Stored records
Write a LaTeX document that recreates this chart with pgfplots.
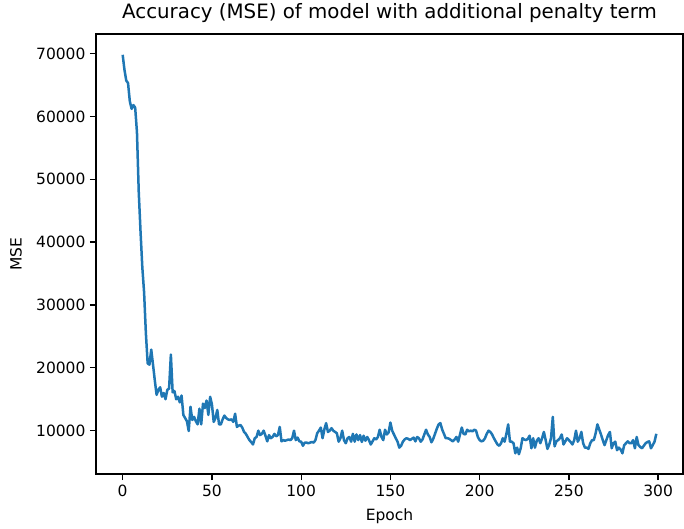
\documentclass[border=0pt]{standalone}
\usepackage{pgfplots}
\pgfplotsset{compat=1.18}
\usepackage{pgfplotstable}
\usepackage{fontspec}
\setmainfont{DejaVu Sans}
\usetikzlibrary{calc}
\definecolor{mplblue}{HTML}{1F77B4}

\pgfplotstableread{
epoch mse
0 69800
1 67400
2 65700
3 65300
4 62400
5 61200
6 61800
7 61400
8 57500
9 48000
10 41700
11 36000
12 32000
13 25500
14 20700
15 20500
16 22900
17 20500
18 18000
19 15700
20 16500
21 16900
22 15400
23 16000
24 15000
25 16500
26 16700
27 22100
28 16100
29 16300
30 15000
31 15400
32 14500
33 15600
34 12500
35 12000
36 11500
37 9950
38 13800
39 11700
40 12200
41 11500
42 11000
43 13500
44 11000
45 14300
46 13600
47 14800
48 12500
49 15400
50 14200
51 11400
52 12000
53 13300
54 11000
55 11000
56 11800
57 12400
58 12000
59 11800
60 11700
61 11800
62 11400
63 12700
64 10600
65 10800
66 10900
67 10500
68 9800
69 9500
70 9000
71 8500
72 8200
73 7800
74 8800
75 9000
76 10000
77 9300
78 9500
79 10000
80 9200
81 8300
82 9300
83 8800
84 9000
85 9500
86 9100
87 9300
88 10600
89 8300
90 8500
91 8400
92 8500
93 8600
94 8500
95 8800
96 10000
97 8500
98 8900
99 8300
100 8250
101 7600
102 8100
103 8100
104 8000
105 8100
106 8200
107 8100
108 8500
109 9600
110 10000
111 10500
112 8800
113 10200
114 11200
115 9800
116 10000
117 10400
118 10000
119 9800
120 9600
121 8250
122 8800
123 10000
124 8500
125 8000
126 8800
127 9000
128 8250
129 9500
130 8250
131 9400
132 8500
133 9300
134 8200
135 9200
136 8400
137 9000
138 8500
139 7800
140 8300
141 8800
142 8600
143 9000
144 10150
145 9000
146 8500
147 10150
148 9400
149 9700
150 11300
151 10000
152 9400
153 8800
154 8250
155 7300
156 7600
157 8250
158 8600
159 8800
160 8700
161 8500
162 8700
163 8900
164 8300
165 9000
166 8800
167 8250
168 8600
169 9400
170 10150
171 9400
172 9000
173 8150
174 8700
175 9500
176 10300
177 11000
178 11200
179 10200
180 9500
181 8800
182 8800
183 8700
184 8500
185 8300
186 8600
187 9000
188 8250
189 9400
190 10500
191 9500
192 9400
193 10150
194 9900
195 10000
196 9900
197 10150
198 10000
199 9000
200 8500
201 8300
202 8400
203 8800
204 9500
205 10000
206 9800
207 9400
208 8800
209 8300
210 7800
211 7600
212 8000
213 8800
214 8250
215 9500
216 11000
217 8250
218 8250
219 8000
220 6400
221 7300
222 6250
223 7200
224 8800
225 8600
226 8500
227 8700
228 9200
229 7200
230 8800
231 7300
232 8400
233 8800
234 8000
235 8800
236 9800
237 8500
238 7100
239 7800
240 8800
241 12200
242 7500
243 8300
244 8500
245 8800
246 9400
247 7800
248 8300
249 8800
250 8500
251 8200
252 7800
253 8500
254 10000
255 8250
256 8800
257 9800
258 8000
259 7300
260 7300
261 7100
262 8000
263 8500
264 8500
265 9600
266 11000
267 10200
268 9400
269 8500
270 7700
271 8500
272 9300
273 9800
274 7200
275 8000
276 8250
277 6900
278 7300
279 7000
280 6400
281 7700
282 8000
283 8300
284 8000
285 8000
286 8500
287 7200
288 9000
289 7700
290 7400
291 7200
292 7600
293 8000
294 8200
295 8300
296 7200
297 7700
298 8250
299 9500
}\msedata

\begin{document}
\begin{tikzpicture}
\begin{axis}[
  scale only axis,
  width=587pt, height=440pt,
  xmin=-14.95, xmax=313.95,
  ymin=3100, ymax=73100,
  xtick={0,50,100,150,200,250,300},
  ytick={10000,20000,30000,40000,50000,60000,70000},
  scaled y ticks=false,
  scaled x ticks=false,
  tick align=outside,
  tick pos=left,
  major tick length=6pt,
  every tick/.style={black, line width=1.3pt},
  axis line style={line width=1.3pt},
  /pgf/number format/.cd, fixed, set thousands separator={}, assume math mode=true,
  /pgfplots/.cd,
  tick label style={font=\fontsize{15.5}{18}\selectfont},
  xticklabel style={yshift=-1pt},
  yticklabel style={xshift=-1pt},
  label style={font=\fontsize{15.5}{18}\selectfont},
  xlabel={Epoch},
  ylabel={MSE},
  xlabel style={at={(axis description cs:0.5,-0.0955)}, anchor=center},
  ylabel style={at={(axis description cs:-0.1363,0.5)}, anchor=center, rotate=0},
  title={Accuracy (MSE) of model with additional penalty term},
  title style={font=\fontsize{19.8}{22}\selectfont, at={(axis description cs:0.5,1.022)}, anchor=base},
]
\addplot[mplblue, line width=2.5pt, line join=round, mark=none] table[x=epoch, y=mse] {\msedata};
\end{axis}
\path ($(current axis.south west)+(-96pt,-54pt)$) rectangle ($(current axis.north east)+(1pt,32pt)$);
\end{tikzpicture}
\end{document}
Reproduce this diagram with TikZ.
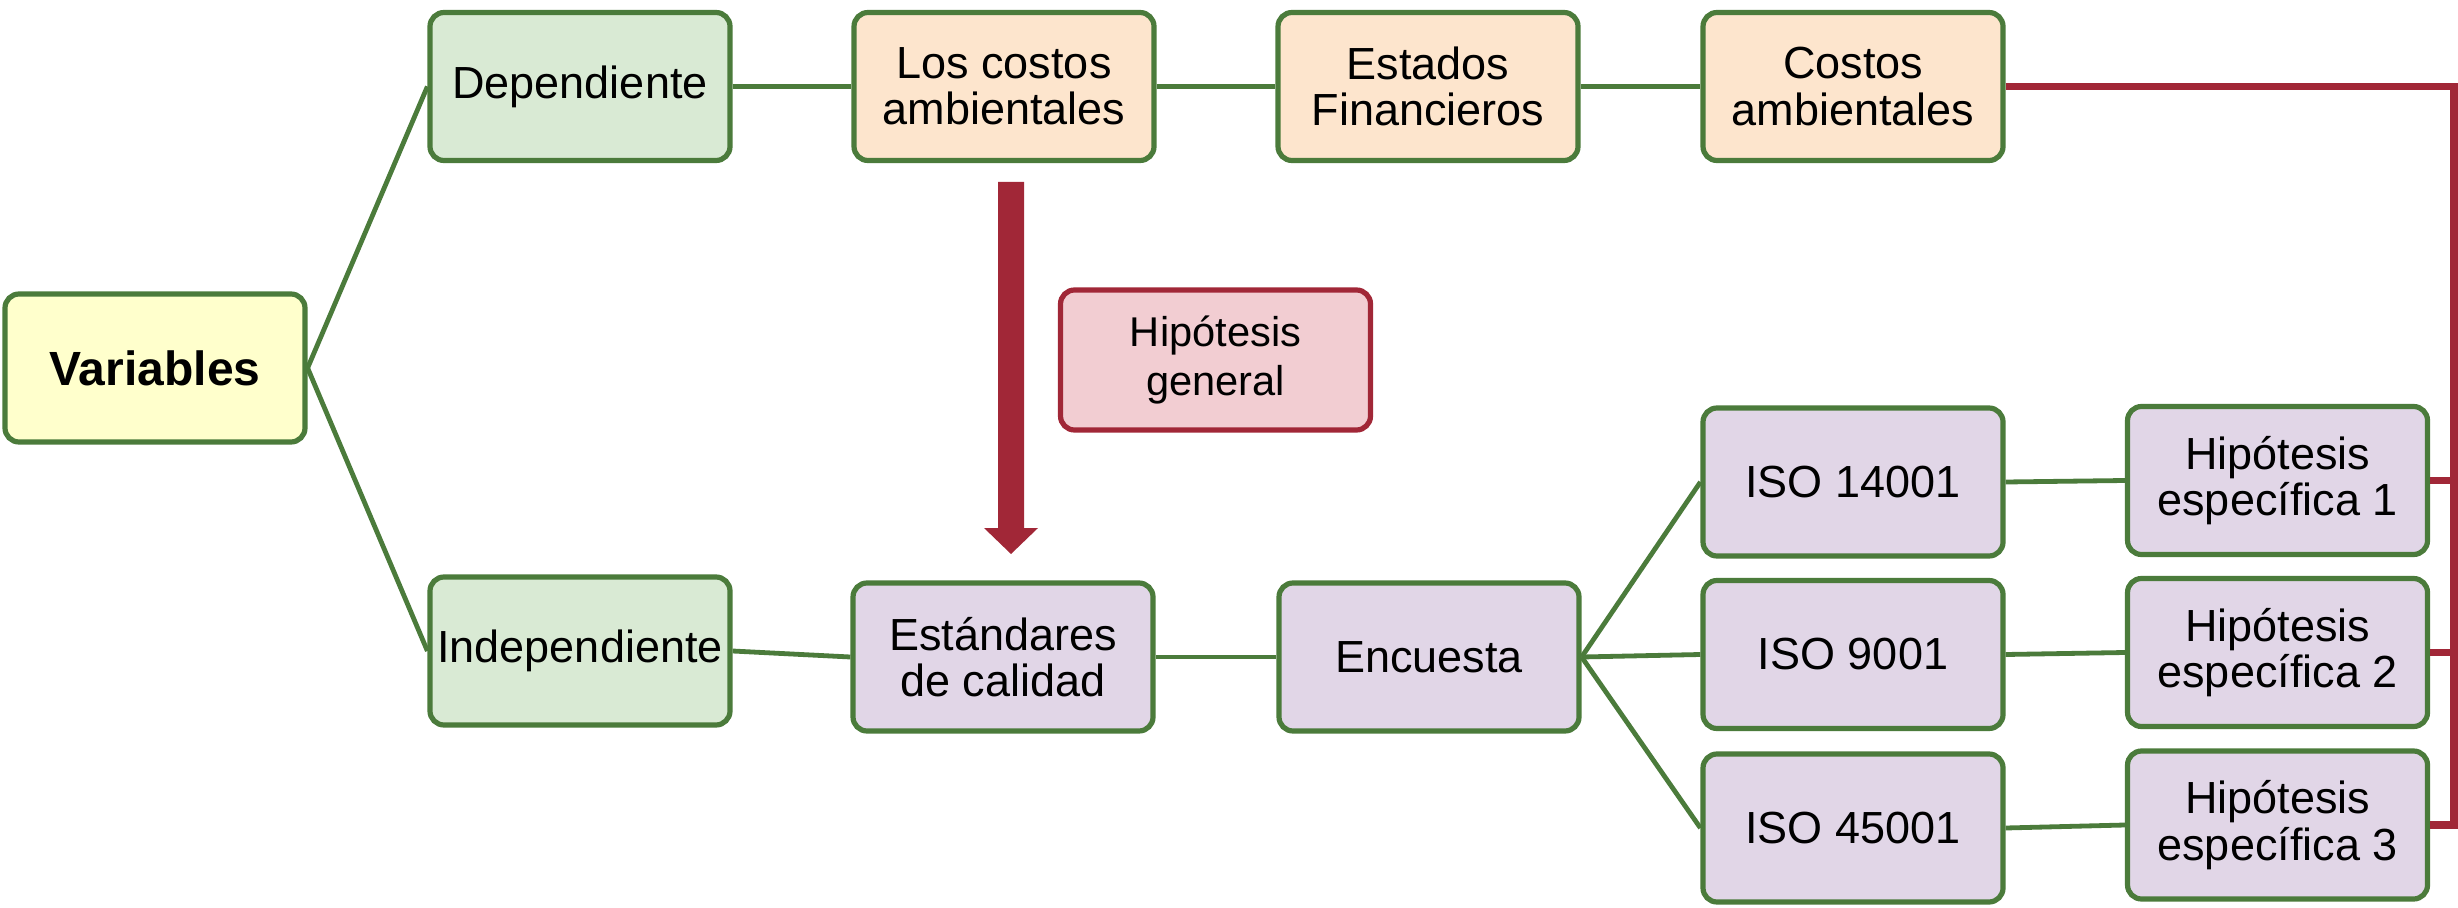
\documentclass[tikz,border=0pt]{standalone}
\usepackage{fontspec}
\setmainfont{Liberation Sans}
\definecolor{gstroke}{HTML}{4B7B3B}
\definecolor{yelfill}{HTML}{FFFFCC}
\definecolor{grnfill}{HTML}{D9EAD4}
\definecolor{orgfill}{HTML}{FDE5CD}
\definecolor{purfill}{HTML}{E1D6E7}
\definecolor{pnkfill}{HTML}{F2CDD2}
\definecolor{rline}{HTML}{A12737}
\begin{document}
\begin{tikzpicture}[x=0.25pt,y=-0.25pt,
  box/.style={rectangle, rounded corners=3.5pt, draw=gstroke, line width=1.3pt,
    minimum width=75pt, minimum height=37pt, inner sep=0pt, align=center,
    font=\fontsize{11.25}{11.6}\selectfont},
  yel/.style={box, fill=yelfill, font=\bfseries\fontsize{12}{14}\selectfont},
  grn/.style={box, fill=grnfill},
  org/.style={box, fill=orgfill},
  pur/.style={box, fill=purfill},
  pnk/.style={box, fill=pnkfill, draw=rline, minimum width=77.5pt, minimum height=35pt,
    font=\fontsize{10.4}{12.2}\selectfont},
  conn/.style={draw=gstroke, line width=1.2pt},
  redl/.style={draw=rline, line width=1.8pt, line join=miter}]
\useasboundingbox (0,0) rectangle (2458,908);
% nodes
\node[yel] (var) at (155,368) {Variables};
\node[grn] (dep) at (580,86.5) {Dependiente};
\node[org] (lc) at (1004,86.5) {Los costos\\ambientales};
\node[org] (ef) at (1428,86.5) {Estados\\Financieros};
\node[org] (ca) at (1853,86.5) {Costos\\ambientales};
\node[pnk] (hg) at (1215.5,360) {Hipótesis\\general};
\node[grn] (ind) at (580,651) {Independiente};
\node[pur] (est) at (1003,657) {Estándares\\de calidad};
\node[pur] (enc) at (1429,657) {Encuesta};
\node[pur] (iso1) at (1853,482) {ISO 14001};
\node[pur] (iso2) at (1853,654.5) {ISO 9001};
\node[pur] (iso3) at (1853,828) {ISO 45001};
\node[pur] (he1) at (2277.5,480.5) {Hipótesis\\específica 1};
\node[pur] (he2) at (2277.5,652.5) {Hipótesis\\específica 2};
\node[pur] (he3) at (2277.5,825) {Hipótesis\\específica 3};
% green connectors
\draw[conn] (var.east) -- (dep.west);
\draw[conn] (var.east) -- (ind.west);
\draw[conn] (dep.east) -- (lc.west);
\draw[conn] (lc.east) -- (ef.west);
\draw[conn] (ef.east) -- (ca.west);
\draw[conn] (ind.east) -- (est.west);
\draw[conn] (est.east) -- (enc.west);
\draw[conn] (enc.east) -- (iso1.west);
\draw[conn] (enc.east) -- (iso2.west);
\draw[conn] (enc.east) -- (iso3.west);
\draw[conn] (iso1.east) -- (he1.west);
\draw[conn] (iso2.east) -- (he2.west);
\draw[conn] (iso3.east) -- (he3.west);
% red connectors
\coordinate (rt) at (2454,86.5);
\coordinate (rb) at (2454,829);
\draw[redl] (ca.east) -- (rt) -- (rb);
\draw[redl] (he1.east) -- (he1.east -| rt);
\draw[redl] (he2.east) -- (he2.east -| rt);
\draw[redl] (he3.east) -- (he3.east -| rt);
% big arrow
\fill[rline] (998,182) -- (1024,182) -- (1024,528) -- (1038,528) -- (1011,554)
  -- (984,528) -- (998,528) -- cycle;
\end{tikzpicture}
\end{document}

» **Instructions to follow**:
Filter the data for the string "this" and copy every line that has it.

» **Correct result**:
Write a LaTeX document that recreates this chart with pgfplots.
Reproduce this diagram with TikZ.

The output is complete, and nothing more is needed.